Une société qui doit montrer l’exemple

« L’école enseigne déjà la citoyenneté et la fraternité, mais dans le même temps, notre société n’est pas exemplaire. Et cela, les élèves le perçoivent », indique Sébastien Sihr. Au gouvernement d’agir, ainsi, pour « ne laisser aucune famille en dehors de la République », en « améliorant la solidarité » dans des domaines comme l’emploi, le logement, et en « luttant contre les discriminations, la ghettoïsation et les inégalités sociales ».

tableau d'école

© RAM – Fotolia.com

Ainsi, s’il faut impérativement améliorer la mixité sociale à l’école, « il faut aussi, surtout, le faire à l’extérieur, dans certains quartiers, devenus des lieux de relégation sociale », note le syndicaliste enseignant.

A l’école, les professeurs peuvent toujours « poursuivre et multiplier les initiatives déjà en cours » pour enseigner la citoyenneté et les valeurs républicaines. « Il s’agit de projets sur la citoyenneté et sur le vivre ensemble qui se font déjà, comme faire entrer la démocratie dans la classe avec des conseils d’enfants, organiser des débats philosophiques ou sur des questions de société, mettre en place des journaux scolaires… », liste-t-il.

Mais pour Sébastien Sihr, il importe aussi, et surtout, d’améliorer « les conditions d’apprentissage et de vie » des établissements scolaires, notamment « ceux implantés dans des quartiers difficiles », ou appartenant à des REP ou à des REP +.

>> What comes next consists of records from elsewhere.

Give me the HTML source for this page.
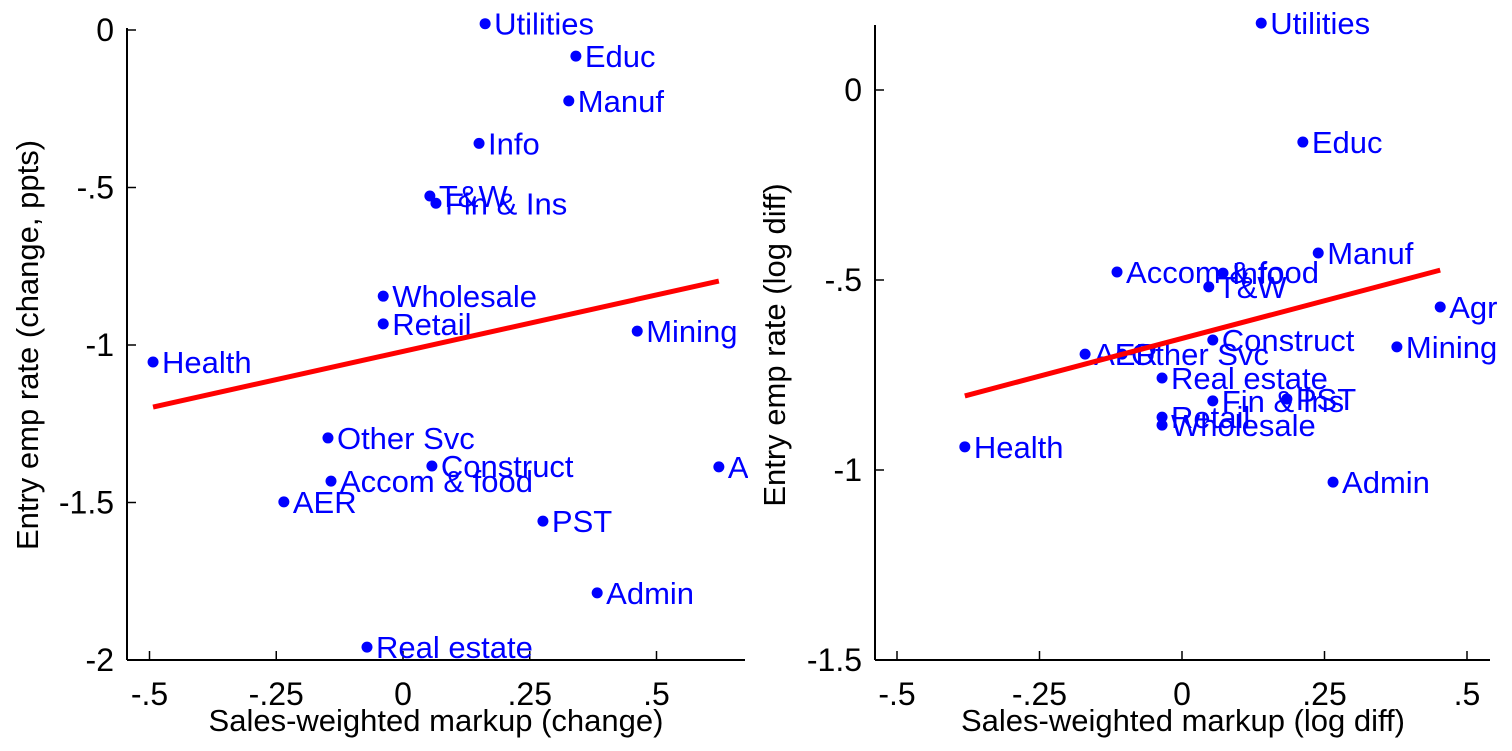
<!DOCTYPE html>
<html><head><meta charset="utf-8"><style>
body{margin:0;background:#fff}
svg text{font-family:"Liberation Sans",Arial,sans-serif}
</style></head><body>
<svg id="c" width="1512" height="746" xmlns="http://www.w3.org/2000/svg">
<defs><clipPath id="clipL"><rect x="0" y="0" width="748" height="746"/></clipPath></defs>
</svg>
<script>
const leftNames=["Utilities","Educ","Manuf","Info","T&W","Fin & Ins","Wholesale","Retail","Mining","Health","Other Svc","Construct","Accom & food","AER","Agr","PST","Admin","Real estate"];
const leftX=[0.162,0.341,0.327,0.15,0.053,0.065,-0.039,-0.039,0.462,-0.493,-0.148,0.057,-0.142,-0.235,0.623,0.276,0.383,-0.071];
const leftY=[0.02,-0.083,-0.225,-0.36,-0.527,-0.55,-0.845,-0.933,-0.956,-1.054,-1.295,-1.384,-1.432,-1.498,-1.387,-1.559,-1.787,-1.959];
const leftFit=[[-0.493,-1.197],[0.623,-0.797]];
const rightNames=["Utilities","Educ","Manuf","Accom & food","Info","T&W","Agr","Construct","AER","Other Svc","Mining","Real estate","Fin & Ins","PST","Retail","Wholesale","Health","Admin"];
const rightX=[0.139,0.212,0.239,-0.114,0.072,0.047,0.453,0.054,-0.17,-0.105,0.377,-0.035,0.054,0.184,-0.035,-0.035,-0.381,0.265];
const rightY=[0.176,-0.137,-0.429,-0.479,-0.482,-0.518,-0.571,-0.658,-0.695,-0.695,-0.676,-0.758,-0.818,-0.813,-0.861,-0.882,-0.939,-1.032];
const rightFit=[[-0.381,-0.805],[0.453,-0.474]];
const leftXTicks=[-0.5,-0.25,0,0.25,0.5], leftXTickLabels=["-.5","-.25","0",".25",".5"];
const leftYTicks=[0,-0.5,-1,-1.5,-2], leftYTickLabels=["0","-.5","-1","-1.5","-2"];
const rightXTicks=[-0.5,-0.25,0,0.25,0.5], rightXTickLabels=["-.5","-.25","0",".25",".5"];
const rightYTicks=[0,-0.5,-1,-1.5], rightYTickLabels=["0","-.5","-1","-1.5"];

const svg=document.getElementById('c');
const NS="http://www.w3.org/2000/svg";
function mk(tag,attrs,parent,text){const e=document.createElementNS(NS,tag);for(const k in attrs)e.setAttribute(k,attrs[k]);if(text!==undefined)e.textContent=text;(parent||svg).appendChild(e);return e;}

function panel(p){
  const g=mk('g',{});
  
  
  const sx=v=>p.x0+v*p.kx, sy=v=>p.y0-v*p.ky;
  const ya=mk('line',{x1:p.ax,y1:p.yTop,x2:p.ax,y2:660,stroke:'#000','stroke-width':2},g);
  
  const xa=mk('line',{x1:p.ax,y1:660,x2:p.xRight,y2:660,stroke:'#000','stroke-width':2},g);
  
  p.xt.forEach((v,i)=>{
    mk('line',{x1:sx(v),y1:660,x2:sx(v),y2:651,stroke:'#000','stroke-width':1.5},g);
    const t=mk('text',{x:sx(v),y:705,'font-size':32,'text-anchor':'middle'},g,p.xtl[i]);
    
  });
  p.yt.forEach((v,i)=>{
    mk('line',{x1:p.ax,y1:sy(v),x2:p.ax+9,y2:sy(v),stroke:'#000','stroke-width':1.5},g);
    const t=mk('text',{x:p.ax-13,y:sy(v)+11,'font-size':32,'text-anchor':'end'},g,p.ytl[i]);
    
  });
  const xtt=mk('text',{x:p.xtx,y:731,'font-size':31,'text-anchor':'middle'},g,p.xtitle);
  
  const ytt=mk('text',{x:0,y:0,'font-size':31,'text-anchor':'middle',transform:`translate(${p.ytx},345) rotate(-90)`},g,p.ytitle);
  
  const pg=mk('g',p.clip?{'clip-path':'url(#'+p.clip+')'}:{},g);
  p.xs.forEach((v,i)=>{
    const c=mk('circle',{cx:sx(v),cy:sy(p.ys[i]),r:5.5,fill:'#0000ff'},pg);
    
    
    const t=mk('text',{x:sx(v)+9,y:sy(p.ys[i])+11,'font-size':31,fill:'#0000ff'},pg,p.names[i]);
    
    
  });
  const f=mk('line',{x1:sx(p.fit[0][0]),y1:sy(p.fit[0][1]),x2:sx(p.fit[1][0]),y2:sy(p.fit[1][1]),stroke:'#ff0000','stroke-width':5},g);
  
}
panel({id:'left',x0:403,kx:507,y0:30,ky:315,ax:127,xRight:745,yTop:28,xt:leftXTicks,xtl:leftXTickLabels,yt:leftYTicks,ytl:leftYTickLabels,
  xtitle:'Sales-weighted markup (change)',xtx:436,ytitle:'Entry emp rate (change, ppts)',ytx:38,names:leftNames,xs:leftX,ys:leftY,fit:leftFit,clip:'clipL'});
panel({id:'right',x0:1182,kx:570,y0:90,ky:380,ax:875,xRight:1490,yTop:25,xt:rightXTicks,xtl:rightXTickLabels,yt:rightYTicks,ytl:rightYTickLabels,
  xtitle:'Sales-weighted markup (log diff)',xtx:1183,ytitle:'Entry emp rate (log diff)',ytx:785,names:rightNames,xs:rightX,ys:rightY,fit:rightFit});
</script>
</body></html>
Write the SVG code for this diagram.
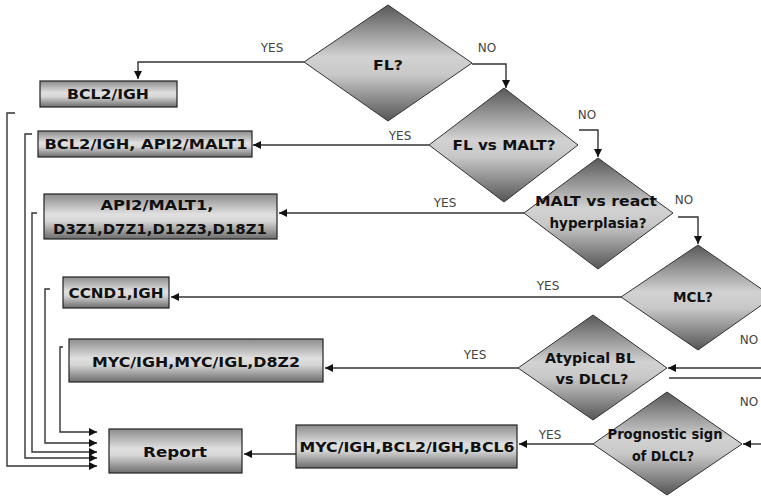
<svg xmlns="http://www.w3.org/2000/svg" width="761" height="499" viewBox="0 0 761 499">
<defs>
<linearGradient id="gBox" x1="0" y1="0" x2="0" y2="1">
<stop offset="0" stop-color="#8c8c8c"/>
<stop offset="0.45" stop-color="#e0e0e0"/>
<stop offset="0.6" stop-color="#d6d6d6"/>
<stop offset="1" stop-color="#6c6c6c"/>
</linearGradient>
<linearGradient id="gDia" x1="0" y1="0" x2="0" y2="1">
<stop offset="0" stop-color="#585858"/>
<stop offset="0.45" stop-color="#d2d2d2"/>
<stop offset="0.6" stop-color="#c8c8c8"/>
<stop offset="1" stop-color="#555"/>
</linearGradient>
<marker id="arr" viewBox="0 0 10 10" refX="10" refY="5" markerWidth="8" markerHeight="8" markerUnits="userSpaceOnUse" orient="auto">
<path d="M0,0 L10,5 L0,10 z" fill="#111"/>
</marker>
</defs>
<style>
.box{fill:url(#gBox);stroke:#222;stroke-width:1.2}
.dia{fill:url(#gDia);stroke:#333;stroke-width:1}
.t{font-family:"DejaVu Sans",sans-serif;font-weight:bold;font-size:14px;fill:#111;text-anchor:middle}
.lbl{font-family:"DejaVu Sans",sans-serif;font-size:12px;fill:#444;text-anchor:middle}
.ln{fill:none;stroke:#333;stroke-width:1.4}
.la{fill:none;stroke:#333;stroke-width:1.4;marker-end:url(#arr)}
</style>
<rect width="761" height="499" fill="#fff"/>

<g id="connectors">
<polyline class="la" points="304,62 138,62 138,79"/>
<polyline class="la" points="472,64 506,64 506,88"/>
<line class="la" x1="429" y1="145" x2="253" y2="145"/>
<polyline class="la" points="579,130 598,130 598,157"/>
<line class="la" x1="524" y1="213" x2="279" y2="213"/>
<polyline class="la" points="678,217 698,217 698,244"/>
<line class="la" x1="621" y1="297" x2="171" y2="297"/>
<line class="la" x1="761" y1="368" x2="668" y2="368"/>
<line class="ln" x1="669" y1="378" x2="761" y2="378"/>
<line class="la" x1="518" y1="368" x2="325" y2="368"/>
<line class="la" x1="761" y1="444" x2="743" y2="444"/>
<line class="la" x1="593" y1="444" x2="519" y2="444"/>
<line class="la" x1="296" y1="454" x2="244" y2="454"/>
<polyline class="la" points="15,113 7,113 7,466 97,466"/>
<polyline class="la" points="32,134 25,134 25,458 97,458"/>
<polyline class="la" points="37,213 32,213 32,452 97,452"/>
<polyline class="la" points="50,289 45,289 45,443 97,443"/>
<polyline class="la" points="63,347 60,347 60,432 97,432"/>
</g>

<g id="labels">
<text class="lbl" x="272" y="52">YES</text>
<text class="lbl" x="487" y="52">NO</text>
<text class="lbl" x="400" y="140">YES</text>
<text class="lbl" x="587" y="119">NO</text>
<text class="lbl" x="445" y="207">YES</text>
<text class="lbl" x="684" y="204">NO</text>
<text class="lbl" x="548" y="290">YES</text>
<text class="lbl" x="749" y="344">NO</text>
<text class="lbl" x="475" y="359">YES</text>
<text class="lbl" x="749" y="406">NO</text>
<text class="lbl" x="550" y="439">YES</text>
</g>

<g id="d-fl">
<polygon class="dia" points="388,5 472,63 388,121 304,62"/>
<text class="t" x="388" y="70" font-size="16" textLength="30" lengthAdjust="spacingAndGlyphs">FL?</text>
</g>
<g id="d-flmalt">
<polygon class="dia" points="504,88 578,145 504,202 429,145"/>
<text class="t" x="504" y="150" textLength="103" lengthAdjust="spacingAndGlyphs">FL vs MALT?</text>
</g>
<g id="d-malt">
<polygon class="dia" points="598,158 673,213 598,269 524,213"/>
<text class="t" x="596" y="206" textLength="122" lengthAdjust="spacingAndGlyphs">MALT vs react</text>
<text class="t" x="598" y="228" textLength="97" lengthAdjust="spacingAndGlyphs">hyperplasia?</text>
</g>
<g id="d-mcl">
<polygon class="dia" points="698,245 773,297 698,350 621,297"/>
<text class="t" x="693" y="302" textLength="40" lengthAdjust="spacingAndGlyphs">MCL?</text>
</g>
<g id="d-bl">
<polygon class="dia" points="593,315 667,368 593,420 518,368"/>
<text class="t" x="590" y="363" textLength="90" lengthAdjust="spacingAndGlyphs">Atypical BL</text>
<text class="t" x="592" y="384" textLength="73" lengthAdjust="spacingAndGlyphs">vs DLCL?</text>
</g>
<g id="d-prog">
<polygon class="dia" points="667,392 742,444 667,495 593,444"/>
<text class="t" x="665" y="439" textLength="115" lengthAdjust="spacingAndGlyphs">Prognostic sign</text>
<text class="t" x="663" y="461" textLength="62" lengthAdjust="spacingAndGlyphs">of DLCL?</text>
</g>

<g id="b-bcl2">
<rect class="box" x="40" y="81" width="137" height="26"/>
<text class="t" x="108" y="99" textLength="82" lengthAdjust="spacingAndGlyphs">BCL2/IGH</text>
</g>
<g id="b-bcl2api2">
<rect class="box" x="38" y="131" width="214" height="26"/>
<text class="t" x="146" y="149" textLength="203" lengthAdjust="spacingAndGlyphs">BCL2/IGH, API2/MALT1</text>
</g>
<g id="b-api2">
<rect class="box" x="44" y="194" width="233" height="45"/>
<text class="t" x="157" y="210" textLength="113" lengthAdjust="spacingAndGlyphs">API2/MALT1,</text>
<text class="t" x="160" y="234" textLength="214" lengthAdjust="spacingAndGlyphs">D3Z1,D7Z1,D12Z3,D18Z1</text>
</g>
<g id="b-ccnd1">
<rect class="box" x="63" y="277" width="106" height="31"/>
<text class="t" x="116" y="298" textLength="95" lengthAdjust="spacingAndGlyphs">CCND1,IGH</text>
</g>
<g id="b-myc">
<rect class="box" x="69" y="339" width="254" height="43"/>
<text class="t" x="196" y="367" textLength="208" lengthAdjust="spacingAndGlyphs">MYC/IGH,MYC/IGL,D8Z2</text>
</g>
<g id="b-report">
<rect class="box" x="109" y="429" width="133" height="44"/>
<text class="t" x="175" y="457" font-size="17" textLength="64" lengthAdjust="spacingAndGlyphs">Report</text>
</g>
<g id="b-prog">
<rect class="box" x="296" y="425" width="221" height="43"/>
<text class="t" x="407" y="452" textLength="215" lengthAdjust="spacingAndGlyphs">MYC/IGH,BCL2/IGH,BCL6</text>
</g>
</svg>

« Cela nécessite de renforcer l’encadrement des élèves par des adultes, en augmentant le nombre d’assistants d’éducation et d’enseignants, tout en réduisant l’effectif des classes : apprendre la citoyenneté ne se fait pas de la même manière dans une classe de 30 ou de 20 élèves », explique-t-il.

Et de conclure : « le plan d’éducation prioritaire doit être un plan de haut niveau… mais il faut qu’en miroir de tout cela, le message délivré par la société soit exemplaire, sous peine de mettre à mal le travail effectué par l’école ». Le débat est ouvert.